* **Aim of the exercise**
Begin with the first line of the material and write out each line exactly, ending with the line that contains "W, H = 922, 607". Pictures are not part of the copy.

* **Material to process**
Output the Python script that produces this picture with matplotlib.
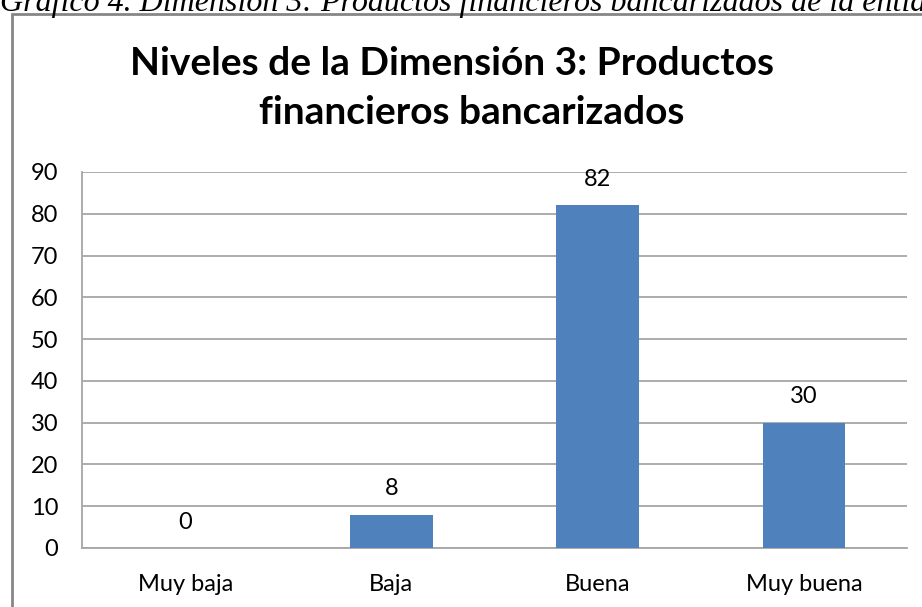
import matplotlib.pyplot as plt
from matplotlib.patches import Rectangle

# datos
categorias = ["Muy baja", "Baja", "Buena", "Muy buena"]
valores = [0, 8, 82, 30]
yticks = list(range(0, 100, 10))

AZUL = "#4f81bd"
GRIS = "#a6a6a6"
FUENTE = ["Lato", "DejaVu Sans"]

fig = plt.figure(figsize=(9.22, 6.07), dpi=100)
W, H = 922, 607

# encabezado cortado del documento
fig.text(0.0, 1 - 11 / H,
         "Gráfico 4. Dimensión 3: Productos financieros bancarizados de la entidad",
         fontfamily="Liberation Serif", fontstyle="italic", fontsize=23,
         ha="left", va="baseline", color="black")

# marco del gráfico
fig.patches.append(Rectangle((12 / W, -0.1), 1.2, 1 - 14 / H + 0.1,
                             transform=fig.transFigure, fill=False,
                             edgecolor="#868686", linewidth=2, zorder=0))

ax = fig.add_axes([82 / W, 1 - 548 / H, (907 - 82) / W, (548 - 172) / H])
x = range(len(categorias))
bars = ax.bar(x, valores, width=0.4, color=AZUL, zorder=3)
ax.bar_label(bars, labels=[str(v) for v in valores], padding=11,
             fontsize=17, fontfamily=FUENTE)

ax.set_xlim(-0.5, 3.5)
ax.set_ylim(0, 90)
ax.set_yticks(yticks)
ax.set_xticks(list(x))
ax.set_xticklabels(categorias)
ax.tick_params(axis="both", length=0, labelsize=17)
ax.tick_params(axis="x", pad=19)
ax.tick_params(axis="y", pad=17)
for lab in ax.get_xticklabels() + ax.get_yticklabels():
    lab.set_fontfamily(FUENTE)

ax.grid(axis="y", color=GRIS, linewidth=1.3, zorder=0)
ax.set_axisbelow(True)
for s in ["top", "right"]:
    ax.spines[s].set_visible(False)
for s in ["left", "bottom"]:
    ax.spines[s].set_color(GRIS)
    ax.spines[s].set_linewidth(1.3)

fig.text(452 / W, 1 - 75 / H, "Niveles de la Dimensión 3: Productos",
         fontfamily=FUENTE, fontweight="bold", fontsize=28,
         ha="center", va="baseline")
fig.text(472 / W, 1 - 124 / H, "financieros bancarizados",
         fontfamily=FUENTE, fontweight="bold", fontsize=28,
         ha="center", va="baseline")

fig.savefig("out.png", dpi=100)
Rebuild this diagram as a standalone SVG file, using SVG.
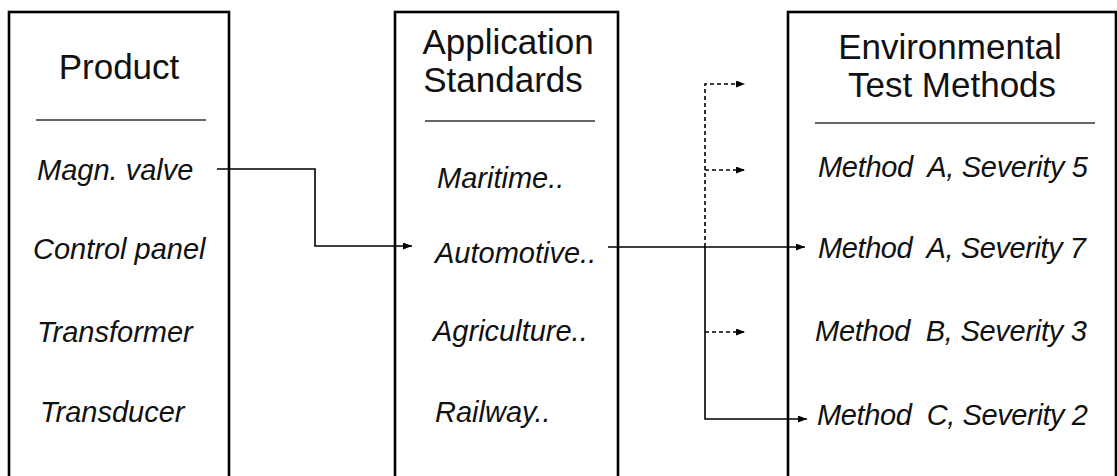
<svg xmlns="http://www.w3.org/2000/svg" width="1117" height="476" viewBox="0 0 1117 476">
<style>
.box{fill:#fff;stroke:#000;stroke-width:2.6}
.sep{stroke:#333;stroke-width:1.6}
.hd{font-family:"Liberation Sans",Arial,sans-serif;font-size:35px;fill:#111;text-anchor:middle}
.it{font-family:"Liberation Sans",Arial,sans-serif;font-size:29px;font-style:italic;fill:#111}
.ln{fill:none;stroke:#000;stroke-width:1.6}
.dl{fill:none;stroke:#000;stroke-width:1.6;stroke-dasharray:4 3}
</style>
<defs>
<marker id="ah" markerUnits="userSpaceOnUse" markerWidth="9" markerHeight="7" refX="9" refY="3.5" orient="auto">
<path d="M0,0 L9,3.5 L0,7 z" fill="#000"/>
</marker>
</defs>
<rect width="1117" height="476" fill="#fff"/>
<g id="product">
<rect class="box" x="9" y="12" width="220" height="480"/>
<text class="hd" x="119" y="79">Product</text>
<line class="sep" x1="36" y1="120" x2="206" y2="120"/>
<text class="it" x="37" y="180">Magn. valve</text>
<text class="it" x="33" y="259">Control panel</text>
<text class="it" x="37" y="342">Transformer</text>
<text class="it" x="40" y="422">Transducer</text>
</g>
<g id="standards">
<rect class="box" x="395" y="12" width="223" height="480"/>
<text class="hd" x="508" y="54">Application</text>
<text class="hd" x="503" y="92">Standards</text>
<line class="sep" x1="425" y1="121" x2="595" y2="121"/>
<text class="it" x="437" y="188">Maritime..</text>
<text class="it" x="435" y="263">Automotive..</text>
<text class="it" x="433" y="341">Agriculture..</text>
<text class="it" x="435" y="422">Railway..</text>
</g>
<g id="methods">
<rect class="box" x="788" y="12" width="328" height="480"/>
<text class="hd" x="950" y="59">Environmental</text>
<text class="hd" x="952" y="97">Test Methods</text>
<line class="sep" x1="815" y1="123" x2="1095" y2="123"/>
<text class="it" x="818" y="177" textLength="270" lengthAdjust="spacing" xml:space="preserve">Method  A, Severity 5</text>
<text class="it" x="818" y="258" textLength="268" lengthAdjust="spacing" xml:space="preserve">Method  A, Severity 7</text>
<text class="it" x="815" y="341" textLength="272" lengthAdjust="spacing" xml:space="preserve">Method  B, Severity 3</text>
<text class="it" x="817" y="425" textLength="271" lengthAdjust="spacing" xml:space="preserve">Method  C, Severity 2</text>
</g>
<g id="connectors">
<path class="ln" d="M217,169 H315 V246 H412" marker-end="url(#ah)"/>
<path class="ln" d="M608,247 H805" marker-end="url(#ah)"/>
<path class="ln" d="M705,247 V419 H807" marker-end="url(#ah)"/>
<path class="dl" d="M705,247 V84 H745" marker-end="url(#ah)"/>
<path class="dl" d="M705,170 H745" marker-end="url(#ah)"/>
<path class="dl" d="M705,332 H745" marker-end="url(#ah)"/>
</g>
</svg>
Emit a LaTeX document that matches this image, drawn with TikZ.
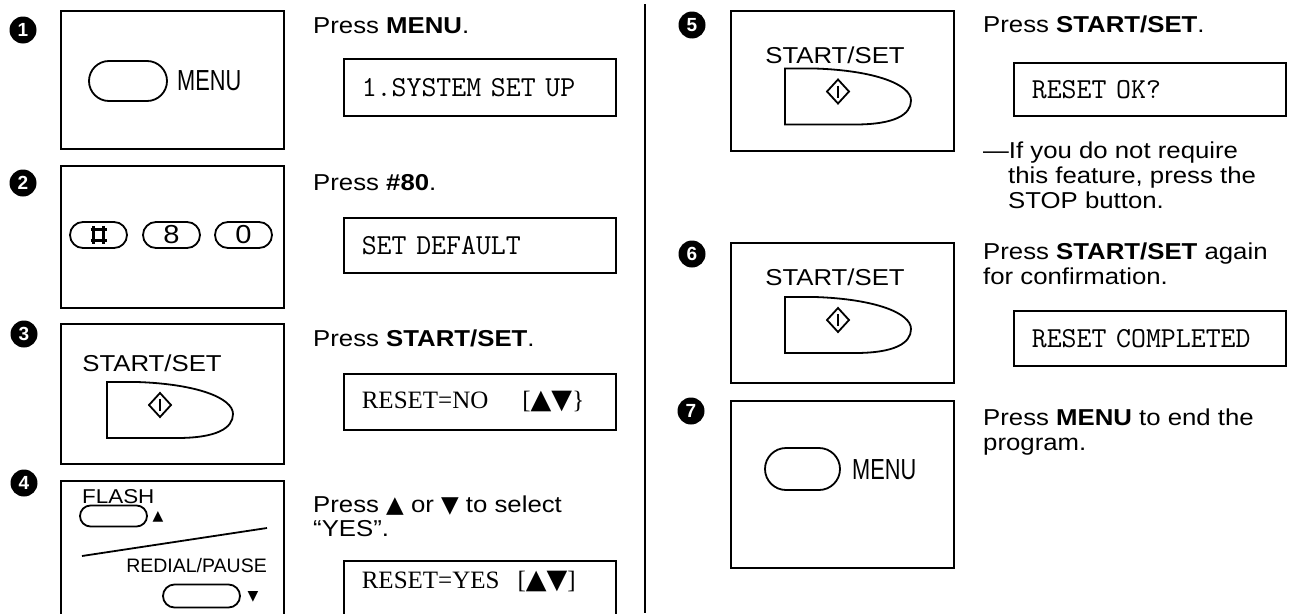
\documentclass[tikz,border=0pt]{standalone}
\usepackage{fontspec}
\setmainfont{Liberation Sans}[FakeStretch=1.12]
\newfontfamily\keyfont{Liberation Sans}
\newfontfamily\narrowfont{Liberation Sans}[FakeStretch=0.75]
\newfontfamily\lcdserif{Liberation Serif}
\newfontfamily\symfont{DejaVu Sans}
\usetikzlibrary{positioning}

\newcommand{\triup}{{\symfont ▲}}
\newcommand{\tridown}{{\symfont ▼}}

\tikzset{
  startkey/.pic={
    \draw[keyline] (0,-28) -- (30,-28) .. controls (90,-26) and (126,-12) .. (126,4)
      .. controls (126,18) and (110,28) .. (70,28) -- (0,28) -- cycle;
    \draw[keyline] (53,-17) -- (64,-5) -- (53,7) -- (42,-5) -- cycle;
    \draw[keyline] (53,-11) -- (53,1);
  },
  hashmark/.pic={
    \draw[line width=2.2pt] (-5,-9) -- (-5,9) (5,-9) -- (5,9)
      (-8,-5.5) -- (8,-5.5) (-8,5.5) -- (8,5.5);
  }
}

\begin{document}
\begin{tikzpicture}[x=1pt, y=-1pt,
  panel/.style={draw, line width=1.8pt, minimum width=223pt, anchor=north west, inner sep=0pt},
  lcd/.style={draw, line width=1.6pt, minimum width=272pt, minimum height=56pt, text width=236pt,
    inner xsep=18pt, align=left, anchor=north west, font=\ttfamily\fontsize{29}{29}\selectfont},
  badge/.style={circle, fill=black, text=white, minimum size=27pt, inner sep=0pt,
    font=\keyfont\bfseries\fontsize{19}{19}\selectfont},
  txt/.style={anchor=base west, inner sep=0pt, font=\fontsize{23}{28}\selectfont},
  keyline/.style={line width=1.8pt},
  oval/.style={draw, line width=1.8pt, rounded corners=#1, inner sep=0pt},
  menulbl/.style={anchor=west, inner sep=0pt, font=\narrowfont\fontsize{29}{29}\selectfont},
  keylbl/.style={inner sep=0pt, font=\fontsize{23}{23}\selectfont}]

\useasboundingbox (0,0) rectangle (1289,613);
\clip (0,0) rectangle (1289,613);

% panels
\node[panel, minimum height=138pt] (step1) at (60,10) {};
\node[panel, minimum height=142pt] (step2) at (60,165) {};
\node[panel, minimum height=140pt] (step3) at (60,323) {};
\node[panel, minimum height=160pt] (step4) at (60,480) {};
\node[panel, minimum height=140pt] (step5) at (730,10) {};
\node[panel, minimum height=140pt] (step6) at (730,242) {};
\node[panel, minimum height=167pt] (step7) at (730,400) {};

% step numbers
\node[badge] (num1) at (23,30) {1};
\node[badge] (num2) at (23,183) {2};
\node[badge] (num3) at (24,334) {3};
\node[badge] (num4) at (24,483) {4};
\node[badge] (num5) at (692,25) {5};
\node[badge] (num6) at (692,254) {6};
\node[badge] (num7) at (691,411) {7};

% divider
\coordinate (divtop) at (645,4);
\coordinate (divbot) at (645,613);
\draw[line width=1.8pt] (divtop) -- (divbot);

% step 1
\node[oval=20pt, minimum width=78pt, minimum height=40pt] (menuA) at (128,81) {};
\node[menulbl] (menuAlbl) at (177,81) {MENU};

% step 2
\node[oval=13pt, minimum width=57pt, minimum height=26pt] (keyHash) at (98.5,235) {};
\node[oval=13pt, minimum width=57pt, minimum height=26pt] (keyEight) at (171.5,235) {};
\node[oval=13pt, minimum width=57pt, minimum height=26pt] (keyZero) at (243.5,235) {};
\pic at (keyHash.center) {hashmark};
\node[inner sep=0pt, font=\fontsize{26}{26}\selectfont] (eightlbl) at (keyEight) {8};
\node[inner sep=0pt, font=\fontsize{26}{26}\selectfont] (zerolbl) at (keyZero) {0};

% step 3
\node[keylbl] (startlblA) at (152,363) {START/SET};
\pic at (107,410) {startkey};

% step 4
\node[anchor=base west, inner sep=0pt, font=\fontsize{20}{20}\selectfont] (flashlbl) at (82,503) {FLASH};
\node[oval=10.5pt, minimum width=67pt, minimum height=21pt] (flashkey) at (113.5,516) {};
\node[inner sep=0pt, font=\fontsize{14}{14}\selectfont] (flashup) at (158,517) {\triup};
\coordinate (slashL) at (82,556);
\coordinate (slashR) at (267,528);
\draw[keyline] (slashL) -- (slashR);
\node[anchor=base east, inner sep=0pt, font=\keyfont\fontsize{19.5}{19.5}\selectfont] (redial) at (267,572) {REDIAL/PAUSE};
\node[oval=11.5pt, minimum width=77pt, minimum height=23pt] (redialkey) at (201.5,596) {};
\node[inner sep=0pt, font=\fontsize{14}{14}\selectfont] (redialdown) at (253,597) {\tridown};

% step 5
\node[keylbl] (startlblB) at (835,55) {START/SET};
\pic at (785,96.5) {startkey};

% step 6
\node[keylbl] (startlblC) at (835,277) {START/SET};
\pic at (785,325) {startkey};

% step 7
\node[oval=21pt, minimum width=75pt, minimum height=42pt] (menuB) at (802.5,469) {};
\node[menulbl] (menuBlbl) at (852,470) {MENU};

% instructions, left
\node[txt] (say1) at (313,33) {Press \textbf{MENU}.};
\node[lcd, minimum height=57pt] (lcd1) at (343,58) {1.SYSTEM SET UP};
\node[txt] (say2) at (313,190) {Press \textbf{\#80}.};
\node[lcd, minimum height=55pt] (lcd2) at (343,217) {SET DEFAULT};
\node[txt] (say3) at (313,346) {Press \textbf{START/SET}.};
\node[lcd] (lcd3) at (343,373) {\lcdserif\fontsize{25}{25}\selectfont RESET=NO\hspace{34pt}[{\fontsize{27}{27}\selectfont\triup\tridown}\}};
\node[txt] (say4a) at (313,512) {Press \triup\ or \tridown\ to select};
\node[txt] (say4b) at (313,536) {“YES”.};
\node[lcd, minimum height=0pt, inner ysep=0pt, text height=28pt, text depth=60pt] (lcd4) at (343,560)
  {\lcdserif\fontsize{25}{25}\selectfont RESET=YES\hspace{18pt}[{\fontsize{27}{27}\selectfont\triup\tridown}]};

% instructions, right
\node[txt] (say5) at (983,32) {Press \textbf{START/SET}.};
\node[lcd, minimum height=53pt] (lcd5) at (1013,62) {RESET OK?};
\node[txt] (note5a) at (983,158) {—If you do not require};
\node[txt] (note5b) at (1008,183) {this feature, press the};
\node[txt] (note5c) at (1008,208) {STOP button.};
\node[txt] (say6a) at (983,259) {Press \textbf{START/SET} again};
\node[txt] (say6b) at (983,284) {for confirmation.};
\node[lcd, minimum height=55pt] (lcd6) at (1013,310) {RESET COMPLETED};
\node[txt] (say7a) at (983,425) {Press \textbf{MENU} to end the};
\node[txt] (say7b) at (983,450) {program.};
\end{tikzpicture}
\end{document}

* **Task answer**
Output the Python script that produces this picture with matplotlib.
import matplotlib.pyplot as plt
from matplotlib.patches import Rectangle

# datos
categorias = ["Muy baja", "Baja", "Buena", "Muy buena"]
valores = [0, 8, 82, 30]
yticks = list(range(0, 100, 10))

AZUL = "#4f81bd"
GRIS = "#a6a6a6"
FUENTE = ["Lato", "DejaVu Sans"]

fig = plt.figure(figsize=(9.22, 6.07), dpi=100)
W, H = 922, 607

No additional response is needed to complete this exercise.